Ficheiro de citações bibliográficas sobre a obra de Fernando Pessoa

Ocultismo vs Paganismo


«Enquanto Reis e Mora, seguindo o seu mestre Caeiro, tentam elaborar uma teoria do paganismo, o próprio Pessoa começa a repensar a religião da sua infância à luz das doutrinas que acaba de descobrir. Depressa se desligará da teosofia propriamente dita, demasiado dogmática para seu gosto. Em contrapartida, o seu interesse pela tradição Rosa-Cruz, e depois pelos rituais da Ordem do Templo, vai reforçar-se cada vez mais, até ao fim. Tudo isso, juntamente com a prática do espiritismo em que o iniciou a tia Anica, da astrologia para a qual o seu guia parece ter sido Augusto Ferreira Gomes, e da numerologia, de que lhe fala um outro amigo, Fernando de Lacerda, se insere num mesmo domínio pelo qual muitos outros intelectuais e escritores europeus do seu tempo também se interessaram, de Ouspensky e Gurdjieff a Daumal e Breton. «Há mais coisas à face da terra e no céu do que sonha a nossa filosofia.»

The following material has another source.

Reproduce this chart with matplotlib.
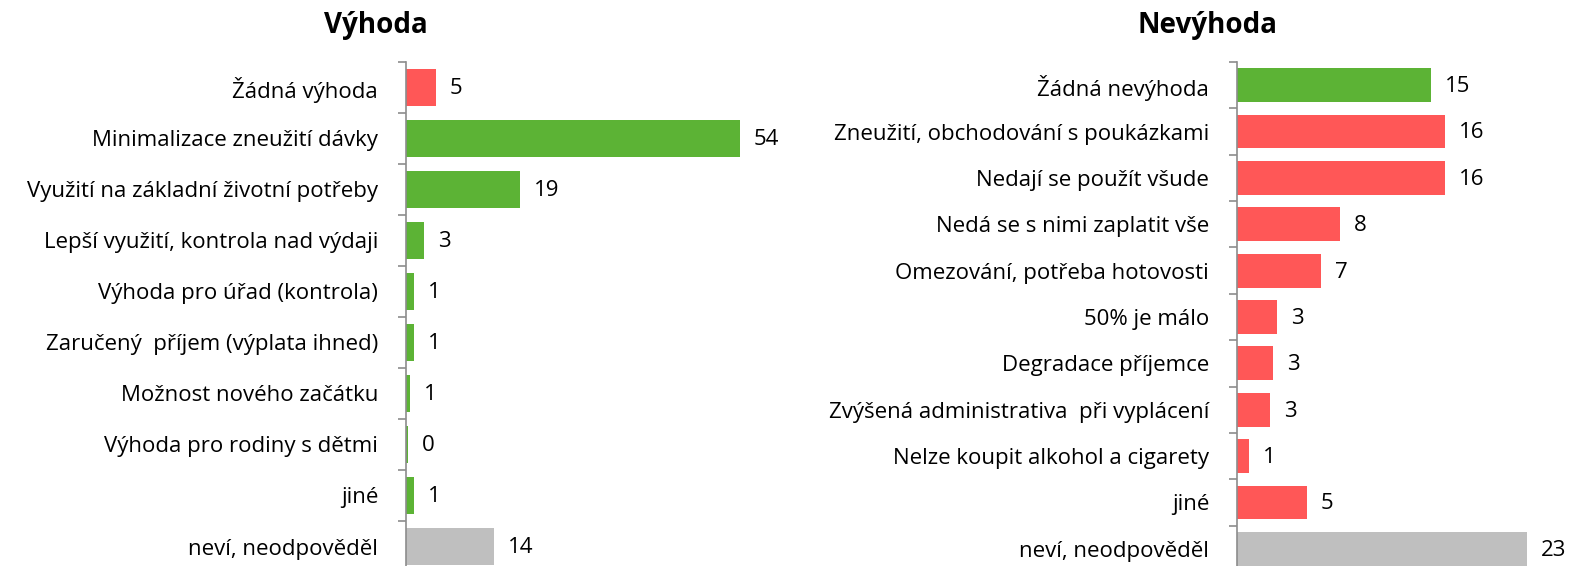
import matplotlib
matplotlib.use("Agg")
import matplotlib.pyplot as plt
import numpy as np

plt.rcParams['font.family'] = ['Open Sans', 'DejaVu Sans']

# Výhoda (left panel)
adv_labels = [
    "Žádná výhoda",
    "Minimalizace zneužití dávky",
    "Využití na základní životní potřeby",
    "Lepší využití, kontrola nad výdaji",
    "Výhoda pro úřad (kontrola)",
    "Zaručený  příjem (výplata ihned)",
    "Možnost nového začátku",
    "Výhoda pro rodiny s dětmi",
    "jiné",
    "neví, neodpověděl",
]
adv_values = [4.9, 54.3, 18.55, 2.9, 1.3, 1.3, 0.65, 0.3, 1.3, 14.35]
adv_kind = ["neg", "pos", "pos", "pos", "pos", "pos", "pos", "pos", "pos", "na"]

# Nevýhoda (right panel)
dis_labels = [
    "Žádná nevýhoda",
    "Zneužití, obchodování s poukázkami",
    "Nedají se použít všude",
    "Nedá se s nimi zaplatit vše",
    "Omezování, potřeba hotovosti",
    "50% je málo",
    "Degradace příjemce",
    "Zvýšená administrativa  při vyplácení",
    "Nelze koupit alkohol a cigarety",
    "jiné",
    "neví, neodpověděl",
]
dis_values = [15.1, 16.2, 16.2, 8.0, 6.55, 3.15, 2.8, 2.55, 0.95, 5.45, 22.6]
dis_kind = ["pos", "neg", "neg", "neg", "neg", "neg", "neg", "neg", "neg", "neg", "na"]

colors = {"pos": "#5cb335", "neg": "#ff5757", "na": "#bfbfbf"}
W, H = 1571, 566
FS = 16


def panel(fig, rect, labels, values, kinds, xmax, bar_h):
    ax = fig.add_axes(rect)
    y = np.arange(len(labels))
    ax.barh(y, values, height=bar_h, color=[colors[k] for k in kinds])
    ax.set_xlim(0, xmax)
    ax.set_ylim(len(labels) - 0.5, -0.5)
    ax.set_yticks(y)
    ax.set_yticklabels(labels, fontsize=FS)
    ax.set_yticks(np.arange(len(labels) + 1) - 0.5, minor=True)
    ax.tick_params(axis="y", which="major", length=0, pad=20)
    ax.tick_params(axis="y", which="minor", length=6, width=1.2,
                   color="#8c8c8c", direction="out")
    ax.set_xticks([])
    for s in ["top", "right", "bottom"]:
        ax.spines[s].set_visible(False)
    ax.spines["left"].set_color("#8c8c8c")
    ax.spines["left"].set_linewidth(1.2)
    for yi, v in zip(y, values):
        ax.annotate(f"{v:.0f}", (v, yi), xytext=(10, -1),
                    textcoords="offset points", va="center", ha="left",
                    fontsize=FS, annotation_clip=False)
    return ax


fig = plt.figure(figsize=(W / 100, H / 100), dpi=100)

bottom = -6 / H
height = 510 / H
panel(fig, [406 / W, bottom, 369 / W, height],
      adv_labels, adv_values, adv_kind, 60, 0.74)
panel(fig, [1237 / W, bottom, 321 / W, height],
      dis_labels, dis_values, dis_kind, 25, 0.73)

fig.text(376 / W, 1 - 26 / H, "Výhoda", ha="center", va="center",
         fontsize=20, fontweight="bold")
fig.text(1207 / W, 1 - 26 / H, "Nevýhoda", ha="center", va="center",
         fontsize=20, fontweight="bold")

fig.savefig("out.png", dpi=100)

[...] Nada parece mais oposto ao paganismo de Caeiro, Reis e Mora, religião imanente de um mundo finito, do que o ocultismo, «religião-filosofia» transcendente de um mundo infinito. Na carta a Sá-Carneiro, vemos que Pessoa pretende subordinar o ocultismo ao paganismo, como um caso particular de uma forma de pensamento universal. É o que Reis faz com o cristianismo, caso particular do paganismo antigo: Cristo é «mais um deus» no panteão; um deus que, a falar verdade, «faltava» lá. À medida que for progredindo nos seus estudos esotéricos e que for tendo mais consciência de passar do estatuto de «neófito» ao de «adepto», ele vai renunciar a essa ilusão de um sincretismo e procurará, pelo contrário, o que faz a especificidade desse imenso domínio que nunca mais cessará de explorar até morrer.»
Robert Bréchon. Estranho Estrangeiro - Uma biografia de Fernando Pessoa. Lisboa: Quetzal, 1996, pp. 315-316.